In Hamiltonian formalism, specifically generating functions, why do the variables $q, p, Q, P$ are treated as independent when finding the equations that arise from the generating function?
Let us agree to consider a pedagogical example with just one degree of freedom. A well known example of this type is the simple harmonic oscillator in one dimension. There is just one degree of freedom $n=1$, meaning there is one coordinate $q$ and one momentum $p$, so phase space is $2n = 2$ dimensional. The Hamiltonian is well known to be:
$$
H(q,p) = \frac{1}{2m}p^2 + \frac{k}{2}q^2\;.
$$
We should all understand that in this Hamiltonian formalism we know that we are treating $q$ and $p$ as two independent variables and this is made clear by how we write our function $H$ with a pair of parenthesis and a comma separating $q$ and $p$ a la $H(q,p)$. Indeed, this is all that such notation means. In other words, the Hamiltonian is a function of two independent variables.
I understand that generating functions generate canonical transformations, but I'm not sure why it is valid to treat $q,p,Q,P$ as independent variables during the derivation of transformation equations, since we know that they are indeed dependent on each other - $Q=Q(q,p), P=P(q,p)$ (and the inverse relations),
It is not valid to generally treat all of $q,p,Q,P$ as independent variables. Indeed, they are not all independent
or even the relations that we get from the generating function (e.g. $\frac{\partial F_1}{\partial q} = p$)?
Here we are now talking about a more-specific generating function form $F_1$, which is described in Goldstein as $F_1 = F_1(q,Q)$, which is only a function of $q$ and $Q$. I.e., only a function of two variables in our example case, where one is from the first set of variables (the old $q$) and one is from the second set of variables (the new $Q$).
Further, I will direct you to page 371 of Goldstein reading: "Indeed, F is useful... only when half of the variables... are from the old set and half are from the new." $F_1(q,Q)$ has this form since half of two is one. One variable, $q$ is from the old set, and one variable $Q$ is from the new.
Because we started off with $2n=2$ independent variables (which we initially agreed were $q$ and $p$), it should not be surprising that we can pick $2n=2$ new variables ($q$ and $Q$) that we treat as independent.
More clearly, as said by Arturo Don Juan in the related post: "How are $q_i$ and $Q_i$ separately independent? I thought $Q_i$ was, in general, a function of the original canonical coordinate variables $q_i$, thereby making it explicitly dependent on $q_i$"? (I didn't understand the answer given there)
In general $Q$ could be a function of $q$ and thus we could not, in general, take them as independent.
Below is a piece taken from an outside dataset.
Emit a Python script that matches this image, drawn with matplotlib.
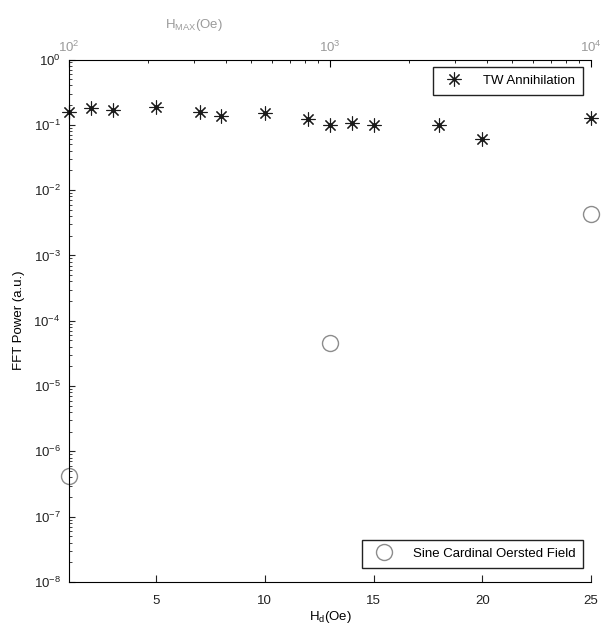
import math
import matplotlib
matplotlib.use("Agg")
import matplotlib.pyplot as plt
from matplotlib.ticker import FixedLocator, FuncFormatter, LogLocator, NullFormatter

plt.rcParams['font.family'] = ['Liberation Sans', 'DejaVu Sans']
plt.rcParams['mathtext.default'] = 'regular'

# dados
hd_tw = [1, 2, 3, 5, 7, 8, 10, 12, 13, 14, 15, 18, 20, 25]
power_tw = [0.159, 0.179, 0.169, 0.189, 0.159, 0.138, 0.153, 0.123,
            0.099, 0.107, 0.099, 0.099, 0.060, 0.125]

hd_sinc = [1, 13, 25]
power_sinc = [4.2e-7, 4.5e-5, 4.3e-3]

xticks = [5, 10, 15, 20, 25]
cinza = '#8c8c8c'
cinza_claro = '#9a9a9a'

fig = plt.figure(figsize=(6.07, 6.34), dpi=100)
ax = fig.add_axes([69/607, 52/634, 522/607, 522.5/634])

ax.plot(hd_tw, power_tw, linestyle='none', marker=(8, 2, 0), markersize=10,
        markeredgewidth=0.8, color='#1a1a1a', label='TW Annihilation', clip_on=False)
ax.plot(hd_tw, power_tw, linestyle='none', marker='o', markersize=2.5,
        color='#1a1a1a', clip_on=False)
ax.plot(hd_sinc, power_sinc, linestyle='none', marker='o', markersize=11.5,
        markerfacecolor='none', markeredgecolor=cinza, markeredgewidth=1.0,
        label='Sine Cardinal Oersted Field', clip_on=False)

ax.set_yscale('log')
ax.set_xlim(1, 25)
ax.set_ylim(1e-8, 1)
ax.xaxis.set_major_locator(FixedLocator(xticks))
ax.yaxis.set_major_locator(LogLocator(base=10, numticks=20))
ax.yaxis.set_minor_locator(LogLocator(base=10, subs=range(2, 10), numticks=20))
ax.yaxis.set_minor_formatter(NullFormatter())
ax.yaxis.set_major_formatter(FuncFormatter(lambda v, p: '$10^{%d}$' % round(math.log10(v))))
ax.tick_params(axis='both', which='both', direction='in', labelsize=9.5, colors='#222222')
ax.tick_params(axis='y', which='major', length=4, pad=6)
ax.tick_params(axis='y', which='minor', length=2)
ax.tick_params(axis='x', which='major', length=5, pad=9)
ax.spines['right'].set_visible(False)
ax.spines['top'].set_visible(False)

ax.set_xlabel('$H_d$(Oe)', fontsize=9.5, labelpad=2)
ax.set_ylabel('FFT Power (a.u.)', fontsize=9.5, labelpad=6)

# eixo superior
ax2 = ax.twiny()
ax2.set_xscale('log')
ax2.set_xlim(1e2, 1e4)
ax2.spines['right'].set_visible(False)
ax2.spines['left'].set_visible(False)
ax2.spines['bottom'].set_visible(False)
ax2.tick_params(axis='x', which='both', direction='in', labelsize=9.5,
                labelcolor=cinza_claro, pad=3)
ax2.tick_params(axis='x', which='major', length=5)
ax2.tick_params(axis='x', which='minor', length=2.5)
ax2.text(0.24, 1.05, '$H_{MAX}$(Oe)', transform=ax.transAxes, fontsize=9.5,
         color=cinza_claro, ha='center', va='bottom')

h1, h2 = ax.get_legend_handles_labels()[0]
leg1 = ax.legend([h1], ['TW Annihilation'], loc='upper right',
                 bbox_to_anchor=(0.985, 0.986), borderaxespad=0, fancybox=False,
                 edgecolor='#222222', framealpha=1, fontsize=9.5, numpoints=1,
                 handlelength=2.0, handletextpad=1.2, borderpad=0.6)
leg1.get_frame().set_linewidth(1.0)
ax.add_artist(leg1)
leg2 = ax.legend([h2], ['Sine Cardinal Oersted Field'], loc='lower right',
                 bbox_to_anchor=(0.985, 0.027), borderaxespad=0, fancybox=False,
                 edgecolor='#222222', framealpha=1, fontsize=9.5, numpoints=1,
                 handlelength=2.0, handletextpad=1.2, borderpad=0.6)
leg2.get_frame().set_linewidth(1.0)

fig.savefig('out.png', dpi=100)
But we are not interested in the completely general case, we are interested in the case of specific useful canonical transformations such as those generated by $F_1(q,Q)$.
For example, if we take
$$
F_1 = qQ
$$
then
$$
P=-q
$$
and
$$
Q=p\;,
$$
where we see that $Q$ is not a function of $q$ in this useful case of a specific canonical transformation generated by $F_1(q,Q)$.
So, perhaps it is better to say that we require $q$ and $Q$ to be independent in our derivation of the $F_1=F_1(q,Q)$ specific canonical transformation. And this is certainly expected to be possible since there are two independent dimensions in phase space and there are two variables in the $F_1$ transformation.
I would be thankful if someone could clarify this, and provide references that deal with this point (if you know to direct me to an explanation for this point in Goldstein, Classical Mechanics it would be best).
The best explanation in Goldstein is probably the one I cited to above. I see no other more fulsome discussion that would specifically address your point. Probably all of Chapter 9 is generally relevant.
To complete our discussion of the simple harmonic oscillator, the canonical transformation generated by
$$
F_1 = qQ
$$
leads to
$$
K = H(q(P),p(Q)) = H(-P, Q) = \frac{1}{2m}Q^2 + \frac{k}{2}P^2\;,
$$
which basically just flips what we meant by "position" with what we meant by "momentum."